Risque lié à la BCE : La BCE va stopper ses achats nets d’obligations vers le 1er juillet. Sa part devra être absorbée par les investisseurs.
Risque lié au refinancement : Le retrait de la BCE arrive à un moment où l’Italie a des besoins de refinancement conséquents (500Mds EUR dans les 18 prochains mois), dans un contexte où les taux d’intérêt sont plus élevés, où l’Italie fait face à une croissance
molle et une inflation élevée et où les risques de récession planent sur la zone euro. La crainte de la viabilité de la dette pourrait revenir.
Risque lié aux élections : Même si elles ne sont prévues qu’avant le 1er juin 2023, les pourparlers vont commencer après l'approbation du budget en octobre/novembre.

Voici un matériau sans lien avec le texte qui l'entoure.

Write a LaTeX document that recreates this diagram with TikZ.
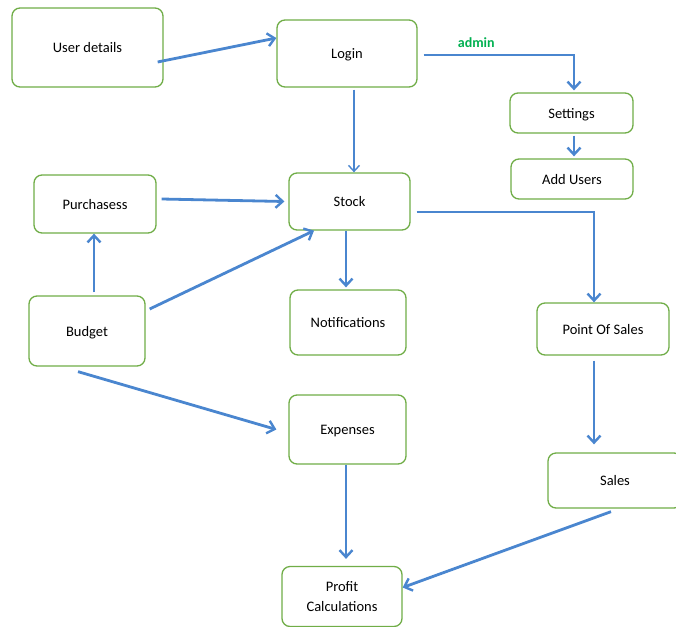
\documentclass[tikz,border=0pt]{standalone}
\usepackage{fontspec}
\setmainfont{Carlito}
\usetikzlibrary{arrows.meta}
\definecolor{boxgreen}{RGB}{112,173,71}
\definecolor{arrowblue}{RGB}{74,134,207}
\definecolor{admingreen}{RGB}{0,176,80}
\tikzset{
  box/.style={draw=boxgreen, line width=1.3pt, rounded corners=8pt, fill=white,
    minimum width=#1, align=center, font=\fontsize{14.5}{20}\selectfont, inner sep=0pt},
  oneline/.style={text height=12pt, text depth=2pt},
  flow/.style={draw=arrowblue, line width=2.8pt, -{Straight Barb[length=7pt,width=13pt,line width=2.4pt]}},
  thinflow/.style={draw=arrowblue, line width=1.4pt, -{Straight Barb[length=6pt,width=11pt,line width=1.4pt]}},
  lbl/.style={font=\bfseries\fontsize{14}{16}\selectfont, text=admingreen}
}
\begin{document}
\begin{tikzpicture}[x=1pt,y=-1pt]
\useasboundingbox (0,0) rectangle (676,626);
\node[box=151pt, oneline, minimum height=79pt] (ud) at (87.5,47.5) {User details};
\node[box=140pt, oneline, minimum height=67pt] (login) at (347,53.5) {Login};
\node[box=123pt, oneline, minimum height=40pt] (settings) at (571.5,113) {Settings};
\node[box=122pt, oneline, minimum height=40pt] (addusers) at (572,179) {Add Users};
\node[box=122pt, oneline, minimum height=58pt] (purch) at (95,204) {Purchasess};
\node[box=121pt, oneline, minimum height=57pt] (stock) at (349.5,201.5) {Stock};
\node[box=116pt, oneline, minimum height=70pt] (budget) at (87,331) {Budget};
\node[box=116pt, oneline, minimum height=65pt] (notif) at (348,322.5) {Notifications};
\node[box=132pt, oneline, minimum height=52pt] (pos) at (603,329) {Point Of Sales};
\node[box=117pt, oneline, minimum height=69pt] (expenses) at (347.5,429.5) {Expenses};
\node[box=134pt, oneline, minimum height=55pt] (sales) at (615,480.5) {Sales};
\node[box=120pt, minimum height=60pt] (profit) at (342,596.5) {Profit\\Calculations};

\draw[flow] ([xshift=-6pt,yshift=-14.5pt]ud.east) -- ([yshift=15.5pt]login.west);
\draw[flow] ([xshift=6pt,yshift=-1.5pt]login.east) -| node[lbl, pos=0.175, above=3pt] {admin} ([xshift=2.5pt,yshift=2pt]settings.north);
\draw[thinflow] ([xshift=7pt,yshift=-2pt]login.south) -- ([xshift=4.5pt]stock.north);
\draw[flow] ([xshift=2.5pt,yshift=-2pt]settings.south) -- ([xshift=2pt,yshift=2pt]addusers.north);
\draw[flow] ([xshift=5pt,yshift=5pt]purch.east) -- ([xshift=-4pt]stock.west);
\draw[flow] ([xshift=7pt,yshift=3pt]budget.north) -- ([xshift=-1pt]purch.south);
\draw[flow] ([xshift=4pt,yshift=22pt]budget.east) -- ([xshift=-35.5pt]stock.south);
\draw[flow] ([xshift=-3.5pt]stock.south) -- ([xshift=-2pt,yshift=2pt]notif.north);
\draw[flow] ([xshift=6pt,yshift=-10.5pt]stock.east) -| ([xshift=-9pt]pos.north);
\draw[flow] ([xshift=-9pt,yshift=-5pt]budget.south) -- ([xshift=-12pt]expenses.west);
\draw[flow] ([xshift=-9pt,yshift=-5pt]pos.south) -- ([xshift=-21pt,yshift=8pt]sales.north);
\draw[flow] ([xshift=-1.5pt]expenses.south) -- ([xshift=4pt,yshift=7pt]profit.north);
\draw[flow] ([xshift=-4pt,yshift=-3pt]sales.south) -- ([yshift=9pt]profit.east);
\end{tikzpicture}
\end{document}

Soutien relatif de la BCE : Les obligations arrivées à échéance seront réinvesties. La BCE pourrait en théorie rediriger tous les réinvestissements du PEPP vers les pays dont les spreads se sont le plus écartés pour éviter une fragmentation de la zone euro.
Soutien à long terme de l'UE : La levée de dette commune (programmes NextGen, Repower EU) est un grand pas vers plus d’intégration et de transferts au sein de la zone euro à long terme.
Conclusion : Nous sommes Neutres sur les obligations d'État italiennes. Les spreads pourraient encore s’écarter. Quand la BCE avait stoppé ses achats nets en janvier-juillet 2019, les spreads évoluaient entre 250 et 275pb. Préférer les obligations à maturité courte.
CONCLUSION
Les spreads des obligations périphériques sont en train de s’ajuster à une nouvelle ère sans achats nets de la BCE. Les réinvestissements des obligations arrivant à maturité faits par la BCE limiteront les risques sans les éliminer. Le spread italien pourrait continuer à s’écarter. Les obligations souveraines italiennes devraient sous-performer les obligations d'État allemandes. Préférer les obligations d'État à maturité courte.